Your credits include both on and off-Broadway – and now you’re on the First National Tour of this production. What do you personally find is the most enjoyable part about touring? The most difficult part about touring?

“Broadway” is a very flashy word and idea that fries people’s brains. But the reality is that most people don’t have the opportunity to see the shows boxed-in and limited to a watery rectangle of midtown Manhattan. It’s exciting to bring this show to different places and faces and share it with the whole country. It’s great fun to spend time in new places, try new things and travel. I do find myself missing the NYC hustle sometimes. That and 24-hour bodegas.

The Band’s Visit has been described by critics as “understated” and “almost minimalist” yet also “humanistic” and “compassionate” – if you were to select a single word or phrase to sum up the music, what would it be and why?

I wrote a lil’ something to acknowledge the show’s closing on Broadway in the spring that still rings true for me: Music as groundwater, a deep, low reservoir of loss and love, older than any of us, waiting to be heard.

What makes The Band’s Visit stand out from everything else that you worked on during your career?

My mother’s family was a part of the massive emigration of Lebanese and Syrians to America before WWI. The Joseph family made their way selling groceries and working for the auto industry in Detroit, Michigan, like so many other Arabs in the Midwest and this country. They passed down a love for music, poetry, art and eternal things. I’m very much a culturally-American, Midwestern goofball. “The Band’s Visit” has been an incredible opportunity to connect with and represent my heritage and the rich history of Arab artistry. It’s out there and has been out there for centuries.

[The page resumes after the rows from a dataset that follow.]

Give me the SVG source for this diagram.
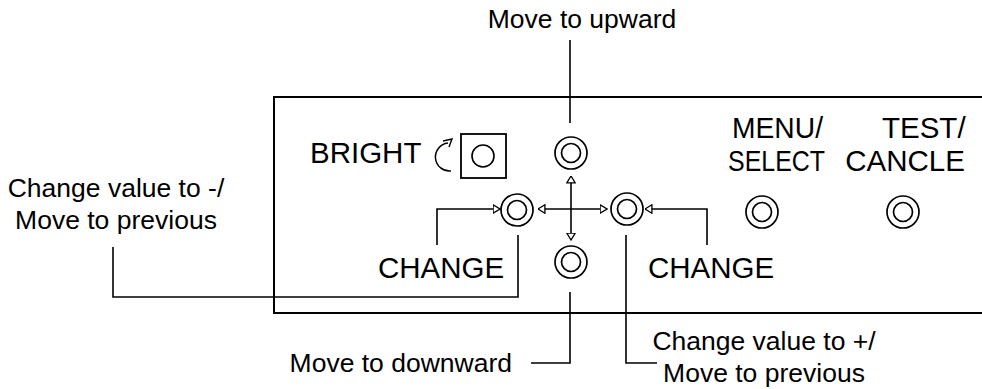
<svg xmlns="http://www.w3.org/2000/svg" width="982" height="389" viewBox="0 0 982 389">
<style>
.t{font-family:"Liberation Sans",Arial,sans-serif;fill:#000}
.m{font-size:26.5px}
.u{font-size:29.5px}
.ln{fill:none;stroke:#000;stroke-width:1.6}
.btn circle{fill:#fff;stroke:#000;stroke-width:1.7}
</style>
<defs>
<marker id="ah" viewBox="0 0 8 10" refX="7.5" refY="5" markerWidth="8" markerHeight="10" markerUnits="userSpaceOnUse" orient="auto-start-reverse">
<path d="M0.6,0.8 L7.5,5 L0.6,9.2 Z" fill="#fff" stroke="#000" stroke-width="1.3"/>
</marker>
</defs>
<rect width="982" height="389" fill="#fff"/>
<g id="panel">
<path d="M990 97 H274 V313 H990" fill="none" stroke="#000" stroke-width="2"/>
</g>
<g id="connectors">
<path class="ln" d="M570 40 V123"/>
<path class="ln" d="M113 247 V297 H518 V235"/>
<path class="ln" d="M570 292 V363 H531"/>
<path class="ln" d="M626 235 V363 H657"/>
<path class="ln" d="M571 176 V240" marker-start="url(#ah)" marker-end="url(#ah)"/>
<path class="ln" d="M538 209 H607" marker-start="url(#ah)" marker-end="url(#ah)"/>
<path class="ln" d="M437 245 V209 H500" marker-end="url(#ah)"/>
<path class="ln" d="M707 245 V209 H645" marker-end="url(#ah)"/>
</g>
<g id="btn-up" class="btn"><circle cx="571" cy="153" r="16"/><circle cx="571" cy="153" r="9.5"/></g>
<g id="btn-left" class="btn"><circle cx="517" cy="210" r="16"/><circle cx="517" cy="210" r="9.5"/></g>
<g id="btn-right" class="btn"><circle cx="627" cy="209" r="16"/><circle cx="627" cy="209" r="9.5"/></g>
<g id="btn-down" class="btn"><circle cx="571" cy="262" r="16"/><circle cx="571" cy="262" r="9.5"/></g>
<g id="btn-menu" class="btn"><circle cx="762" cy="212" r="16"/><circle cx="762" cy="212" r="9.5"/></g>
<g id="btn-test" class="btn"><circle cx="903" cy="212" r="16"/><circle cx="903" cy="212" r="9.5"/></g>
<g id="bright">
<text class="t u" x="310" y="163">BRIGHT</text>
<path d="M448 143 A14 14 0 0 0 451 171" fill="none" stroke="#000" stroke-width="1.5"/>
<path d="M443 141 L452 139 L449 147" fill="none" stroke="#000" stroke-width="1.4"/>
<rect x="461" y="134" width="45" height="44" fill="none" stroke="#000" stroke-width="1.8"/>
<circle cx="483" cy="156" r="11" fill="none" stroke="#000" stroke-width="1.6"/>
</g>
<g id="labels">
<text class="t m" x="582" y="28" text-anchor="middle">Move to upward</text>
<text class="t m" x="116" y="197" text-anchor="middle">Change value to -/</text>
<text class="t m" x="116" y="229" text-anchor="middle">Move to previous</text>
<text class="t u" x="378" y="278">CHANGE</text>
<text class="t u" x="648" y="278">CHANGE</text>
<text class="t m" x="512" y="372" text-anchor="end">Move to downward</text>
<text class="t m" x="764" y="350" text-anchor="middle">Change value to +/</text>
<text class="t m" x="764" y="382" text-anchor="middle">Move to previous</text>
<text class="t u" x="732" y="138" textLength="91" lengthAdjust="spacingAndGlyphs">MENU/</text>
<text class="t u" x="728" y="171" textLength="97" lengthAdjust="spacingAndGlyphs">SELECT</text>
<text class="t u" x="882" y="138">TEST/</text>
<text class="t u" x="905" y="171" text-anchor="middle">CANCLE</text>
</g>
</svg>
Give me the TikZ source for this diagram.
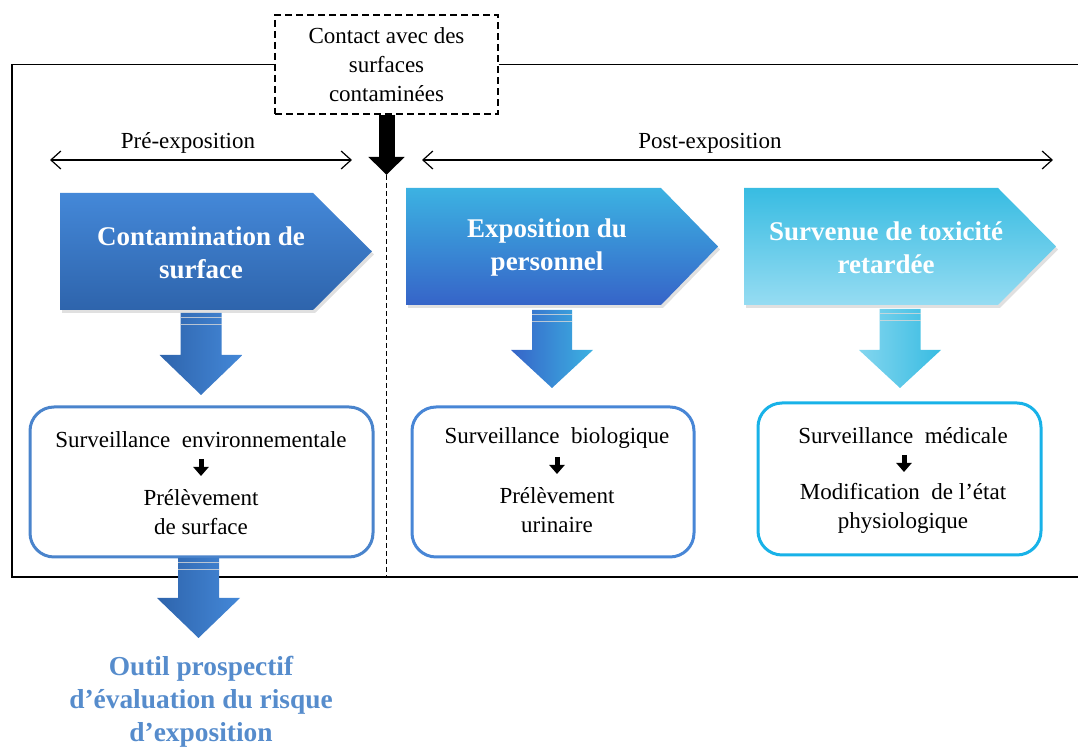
\documentclass[tikz,border=0pt]{standalone}
\usepackage{fontspec}
\setmainfont{Liberation Serif}
\usetikzlibrary{arrows.meta}

\definecolor{chevAtop}{RGB}{68,136,216}
\definecolor{chevAbot}{RGB}{46,100,172}
\definecolor{chevBtop}{RGB}{60,178,226}
\definecolor{chevBmid}{RGB}{70,152,226}
\definecolor{chevBbot}{RGB}{54,100,200}
\definecolor{chevCtop}{RGB}{56,188,226}
\definecolor{chevCbot}{RGB}{150,220,242}
\definecolor{boxA}{RGB}{74,132,204}
\definecolor{boxB}{RGB}{72,134,214}
\definecolor{boxC}{RGB}{24,178,232}
\definecolor{outil}{RGB}{86,140,204}

\tikzset{
  txt/.style={font=\fontsize{11.5}{14.5}\selectfont, align=center, inner sep=0pt},
  chevtxt/.style={text=white, font=\bfseries\fontsize{13.5}{16.5}\selectfont, align=center, inner sep=0pt},
  chevshadow/.style={fill=black, opacity=0.12},
  survbox/.style={draw, line width=1.5pt, rounded corners=12pt, fill=white},
  smallarrow/.style={line width=2.5pt, -{Triangle[width=7.5pt,length=4.5pt]}},
  period/.style={line width=0.6pt, {Straight Barb[length=5pt,width=9pt]}-{Straight Barb[length=5pt,width=9pt]}},
  stripe/.style={white!70!gray, opacity=0.8, line width=0.5pt}
}

\begin{document}
\begin{tikzpicture}[x=0.5pt,y=-0.5pt]
 \useasboundingbox (0,0) rectangle (1078,747);

 % contact box and frame
 \node[draw, dash pattern=on 3.5pt off 2pt, line width=0.6pt, minimum width=111.5pt, minimum height=49.5pt, txt] (contact) at (386.5,64.5) {Contact avec des\\surfaces\\contaminées};
 \draw[line width=0.6pt] (contact.west) -- (12,64.5) -- (12,577) -- (1078,577);
 \draw[line width=0.6pt] (contact.east) -- (1078,64.5);

 % big black arrow and time split
 \coordinate (tip) at (386.5,175);
 \coordinate (split) at (386.5,577);
 \draw[line width=8pt, -{Triangle[width=17.5pt,length=9pt]}] (contact.south) -- (tip);
 \draw[dash pattern=on 2.5pt off 1.5pt, line width=0.6pt] (tip) -- (split);

 % periods
 \coordinate (preL) at (50,160);
 \coordinate (preR) at (352,160);
 \coordinate (postL) at (422,160);
 \coordinate (postR) at (1053,160);
 \draw[period] (preL) -- (preR);
 \draw[period] (postL) -- (postR);
 \node[txt] (pre) at (188,143) {Pré-exposition};
 \node[txt] (post) at (710,143) {Post-exposition};

 % chevrons
 \fill[chevshadow] (62,196) -- (315,196) -- (374,254.5) -- (315,313) -- (62,313) -- cycle;
 \fill[chevshadow] (408,191) -- (663,191) -- (720,249.5) -- (663,308) -- (408,308) -- cycle;
 \fill[chevshadow] (746,191) -- (1000,191) -- (1058,249.5) -- (1000,308) -- (746,308) -- cycle;
 \shade[top color=chevAtop, bottom color=chevAbot] (60,193) -- (313,193) -- (372,251.5) -- (313,310) -- (60,310) -- cycle;
 \shade[top color=chevBtop, middle color=chevBmid, bottom color=chevBbot] (406,188) -- (661,188) -- (718,246.5) -- (661,305) -- (406,305) -- cycle;
 \shade[top color=chevCtop, bottom color=chevCbot] (744,188) -- (998,188) -- (1056,246.5) -- (998,305) -- (744,305) -- cycle;
 \node[chevtxt] (contam) at (201,253) {Contamination de\\surface};
 \node[chevtxt] (expo) at (547,247.5) {Exposition du\\personnel};
 \node[chevtxt] (toxi) at (886,247.5) {Survenue de toxicité\\retardée};

 % block arrows
 \shade[left color=chevAbot, right color=chevAtop] (180.5,313) -- (221.5,313) -- (221.5,355) -- (242.5,355) -- (201,395) -- (159.5,355) -- (180.5,355) -- cycle;
 \shade[left color=chevBbot, right color=chevBtop] (532,310) -- (572,310) -- (572,350) -- (593,350) -- (552,388) -- (511,350) -- (532,350) -- cycle;
 \shade[left color=chevCbot!80!chevCtop, right color=chevCtop] (879.5,309) -- (920.5,309) -- (920.5,350) -- (941,350) -- (900,388) -- (859,350) -- (879.5,350) -- cycle;
 \draw[stripe] (180.5,318) -- (221.5,318);
 \draw[stripe] (180.5,325) -- (221.5,325);
 \draw[stripe] (532,315) -- (572,315);
 \draw[stripe] (532,322) -- (572,322);
 \draw[stripe] (879.5,314) -- (920.5,314);
 \draw[stripe] (879.5,321) -- (920.5,321);

 % surveillance boxes
 \node[survbox, draw=boxA, minimum width=171.5pt, minimum height=75pt] (boxenv) at (201.5,482) {};
 \node[survbox, draw=boxB, minimum width=141pt, minimum height=75pt] (boxbio) at (553,482) {};
 \node[survbox, draw=boxC, minimum width=141.5pt, minimum height=76pt] (boxmed) at (899.5,479) {};

 \node[txt] (env) at (201,440) {Surveillance\ \ environnementale};
 \node[txt] (prelsurf) at (201,512.5) {Prélèvement\\de surface};
 \node[txt] (bio) at (557,438) {Surveillance\ \ biologique};
 \node[txt] (prelur) at (557,510) {Prélèvement\\urinaire};
 \node[txt] (med) at (903,436) {Surveillance\ \ médicale};
 \node[txt] (modif) at (903,508) {Modification\ \ de l’état\\physiologique};

 \coordinate (a1s) at (201,459);
 \coordinate (a1e) at (201,476);
 \coordinate (a2s) at (557,457);
 \coordinate (a2e) at (557,474);
 \coordinate (a3s) at (904,455);
 \coordinate (a3e) at (904,472);
 \draw[smallarrow] (a1s) -- (a1e);
 \draw[smallarrow] (a2s) -- (a2e);
 \draw[smallarrow] (a3s) -- (a3e);

 % outcome
 \shade[left color=chevAbot, right color=chevAtop] (178,558) -- (219,558) -- (219,598) -- (240,598) -- (198.5,638) -- (157,598) -- (178,598) -- cycle;
 \draw[stripe] (178,563) -- (219,563);
 \draw[stripe] (178,570) -- (219,570);
 \node[txt, text=outil, font=\bfseries\fontsize{13.7}{16.5}\selectfont] (tool) at (201,702) {Outil prospectif\\d’évaluation du risque\\d’exposition};
\end{tikzpicture}
\end{document}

When I first saw The Band’s Visit, I saw my grandfather on that stage. When Dina sings about watching old movies and listening to music with her mother in their living room, I think of my grandmother, Ida, watching old musicals in her den. I think of my grandfather spinning Gershwin, “Rhapsody in Blue,” his favorite. Being a part of a production that simply shows us that Arabs have souls, souls that want, lose and love like anyone else. The Arab voice shaped America and the world. The things we pass on. I am humbled to be a tiny part of that.